An example was given of Manchester Municipal Corporation, which for the years 2013/14 to 2016/17 had unsupported expenditure of $2.5 billion and revenue of $33 million.
However, CEO of that municipal corporation Andrew Harrison told the PAC that while the information was available at the entity, the time frame given for it to be sourced and submitted was too short.
“Because the auditors were pressed to finish the audit within a specific time and some of the information — given the fact that these were backdated for some years — for us to actually find those supporting documents to submit them to the auditor within the specified time, that was really where the difficulty laid and not so much the fact that the information was not available,” said Harrison.
He said the audit of the corporations, which was done as a project — the Municipal Corporations Backlog Audit Project — saw them having to look at financial statements from as far back as 2011, and beyond.
“The fact that we are actually looking at some financial statements 10, 15 years ago would therefore mean that we would have to have the manpower to actually clear up these things and get this information…I am not sure if it really would have made a lot of financial sense in terms of getting the additional manpower to actually produce those documents,” added Harrison.
But PAC Chairman Julian Robinson stopped him there, arguing that it would be unacceptable to say you “cant make the effort to find the documentation because it means that the public would have no idea of the accounting of the millions and billions of dollars which have been spent. And the issue from going through these accounts is not just about things that go back 2011, 2012, 10 years ago — there are a lot of current statements which are outstanding.
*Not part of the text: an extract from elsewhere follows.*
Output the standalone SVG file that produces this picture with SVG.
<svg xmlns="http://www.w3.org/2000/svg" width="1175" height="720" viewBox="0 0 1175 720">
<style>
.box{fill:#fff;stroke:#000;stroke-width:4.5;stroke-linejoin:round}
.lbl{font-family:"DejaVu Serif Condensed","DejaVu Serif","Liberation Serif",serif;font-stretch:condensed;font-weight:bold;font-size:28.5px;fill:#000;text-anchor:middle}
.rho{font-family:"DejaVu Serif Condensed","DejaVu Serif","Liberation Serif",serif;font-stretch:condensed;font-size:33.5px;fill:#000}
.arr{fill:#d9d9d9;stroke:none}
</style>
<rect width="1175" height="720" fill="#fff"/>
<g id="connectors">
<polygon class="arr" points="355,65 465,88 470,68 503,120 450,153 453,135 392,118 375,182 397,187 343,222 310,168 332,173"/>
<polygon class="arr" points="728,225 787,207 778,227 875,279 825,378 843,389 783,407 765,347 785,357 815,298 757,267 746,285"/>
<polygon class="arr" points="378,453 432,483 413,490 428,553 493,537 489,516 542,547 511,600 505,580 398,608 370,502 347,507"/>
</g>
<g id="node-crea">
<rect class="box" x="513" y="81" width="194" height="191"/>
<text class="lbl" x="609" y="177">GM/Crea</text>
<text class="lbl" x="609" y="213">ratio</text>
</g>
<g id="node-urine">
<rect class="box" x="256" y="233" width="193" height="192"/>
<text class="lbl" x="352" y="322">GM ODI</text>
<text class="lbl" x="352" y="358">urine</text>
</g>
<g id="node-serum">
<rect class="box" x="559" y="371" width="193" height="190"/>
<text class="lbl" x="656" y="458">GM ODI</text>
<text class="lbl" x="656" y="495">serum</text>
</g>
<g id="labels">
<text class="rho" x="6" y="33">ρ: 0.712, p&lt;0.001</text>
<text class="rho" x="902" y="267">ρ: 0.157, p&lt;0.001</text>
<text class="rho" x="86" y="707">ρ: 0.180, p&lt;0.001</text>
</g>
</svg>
“So, the issue cannot just be about the lack of manpower to go identify documents from 10 years ago; there is a more systemic issue which exists, not just in one, but across most of the municipalities. That’s the reality, based on the information in front of us; and it cannot be acceptable to the public to say, ‘we can’t find the documentation’ because, in essence, we then [would be] say[ing], ‘public funds cannot be accounted for’.”
Responding to Robinson, Harrison said that the situation is not true in relation to Manchester as the corporation has only one outstanding financial statement, as it has been audited up to 21/22.
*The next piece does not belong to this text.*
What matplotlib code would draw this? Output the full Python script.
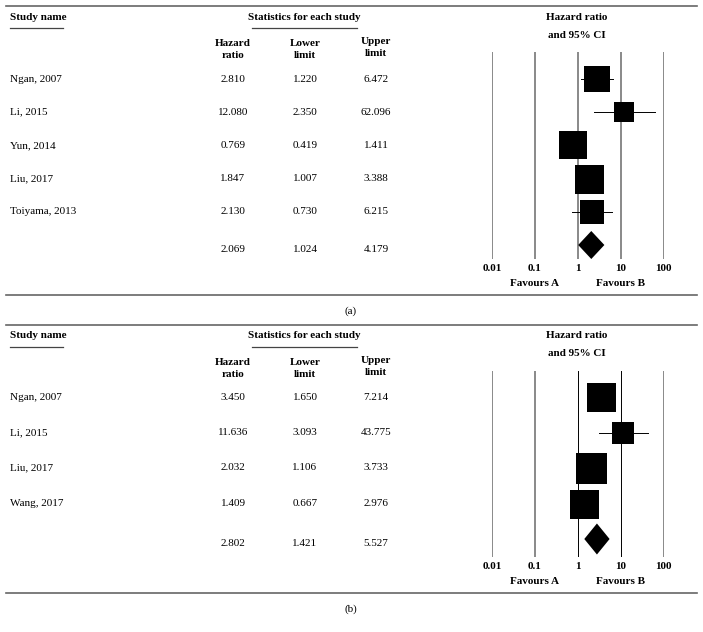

In the meantime, CEO for St James Municipal Corporation Naudia Crosskill told the PAC a similar tale of systemic challenges, and insisted that she needed to set the record straight because the impression was being given that the local authorities have always been delinquent.
“What I want to say is that there was a time when the reports were being submitted, maybe not all the time on time…[But] there was no set standard…except that it must be done on a cash basis — what you collect, and what you pay, you account for that,” said Crosskill.
She said the corporations had not been audited for a long time, and when the auditing resumed around 2014/2015 the auditor general sent back the statements that were submitted, stating that they could not be audited as presented.
“So they send them back to us and they gave us a [new] format to use. There was a little discussion..to say, ‘you have to use this’, and so they sent us back as far as 2006. So, think about that. So we have to go now, we have to dig up information,” added Crosskill as she pointed out that some municipal corporations have no electronic system in place, so things have to be done manually.
She said this is what pertains in two local authorities, St Thomas and Westmoreland, and retrieving documents is not an easy task.
According to Crosskill, she has attempted to complete the statement for St James Municipal Corporation but was hampered by an inadequate staff complement.
“So even though persons are saying: ‘Why you’re not on time?’ Remember…It’s the same set of people doing the work, plus we have to do our regular work, and in the process we have lost many staff because…the auditor general came in this very House and spoke about our capacity, and our salaries, and our ability to attract the necessary persons to get the job done. So I am saying those things are also to be taken into consideration.
But, despite all those things, we continue to try to get the statements done but the problem is that…in the process some of us our servers got destroyed. In the case of St James and Portmore we thought the information was being backed up [but] it was not being backed up. Remember, we don’t have support staff like maybe central government who has support staff for everything so some persons don’t have information technology [units],” said Crosskill.
She argued that a provision should have been made in the budget to support the local authorities in getting the financial statements up to date, just as provisions were made in the budget to put a special unit in place for the auditors to get the audits up to date.
Pointing to another issue, Crosskill said the corporations were also required to change their accounting system by moving from cash to an accrual basis, under the International Public Sector Accounting Standards (IPSAS).
“What was done? The ministry formed a committee…but the only thing that was done was that they gave us some training to say, ‘Okay, read this booklet — not a physical classroom or anything — read this booklet, do an online test, and if you get 60 per cent or something like that, you pass. That is all the training that was [provided], as it relates to [that],” she said.
Government committee member Dwight Sibbles was somewhat sympathetic to some of the issues raised by the leaders of the municipal corporations, especially in relation to transitioning from one accounting system to another.
“Because if you are changing from one policy to a next…that’s if they’re moving from cash basis to accrual basis in accounting, that is not an easy feat, by no stretch of the imagination, in terms of the volume of transactions that they do. And then, it came in effect 2017. It means that they would have to prepare their financials prior to that in one format, and after that, in a different format, which is the same team of accounting personnel who would have to do that.
“The auditor general was given permission to have a temporary project unit. I have not heard that the municipalities or the ministry was given any project unit to assist the various municipal councils. So, one side was equipped — and they ought to be equipped — but I think it’s somewhat unbalanced…I am not saying the financial statements ought not to be done, because in my other life I’m also an auditor and I know the importance of transparency and accountability, but in order to get that and to get everybody on board it needs to be a balancing act,” said Sibbles.
That statement found support from the committee’s chairman who told the permanent secretary in the Ministry of Local Government Marsha Henry Martin that it was clear the municipal corporations need support.
“What’s very clear to me, madam PS, and you would have to make representation as the chief accountable officer…to ensure that there is provision in the budget to provide that support. That’s part of the reason why we are here — to move beyond the numbers — because when you hear these numbers, they don’t look good. They don’t reflect well on any of you . And it can’t be that every single accountable officer just is being derelict in his or her responsibility. I know it can’t be [that such is the case] so it reflects systemic issues which we have to address. “And so, Madam PS, there are some things that, at the level of the ministry, need to be put in place to bring the outstanding statements up to date and to provide a level of support that the municipal corporations can do what they are supposed to do, and it is clear that is absent,” said Robinson.
But Henry Martin disagreed that support for corporations is absent and pointed to, among other things, the ministry’s move to develop accounting standards, and the procurement of standardised software to be implemented across all local authorities.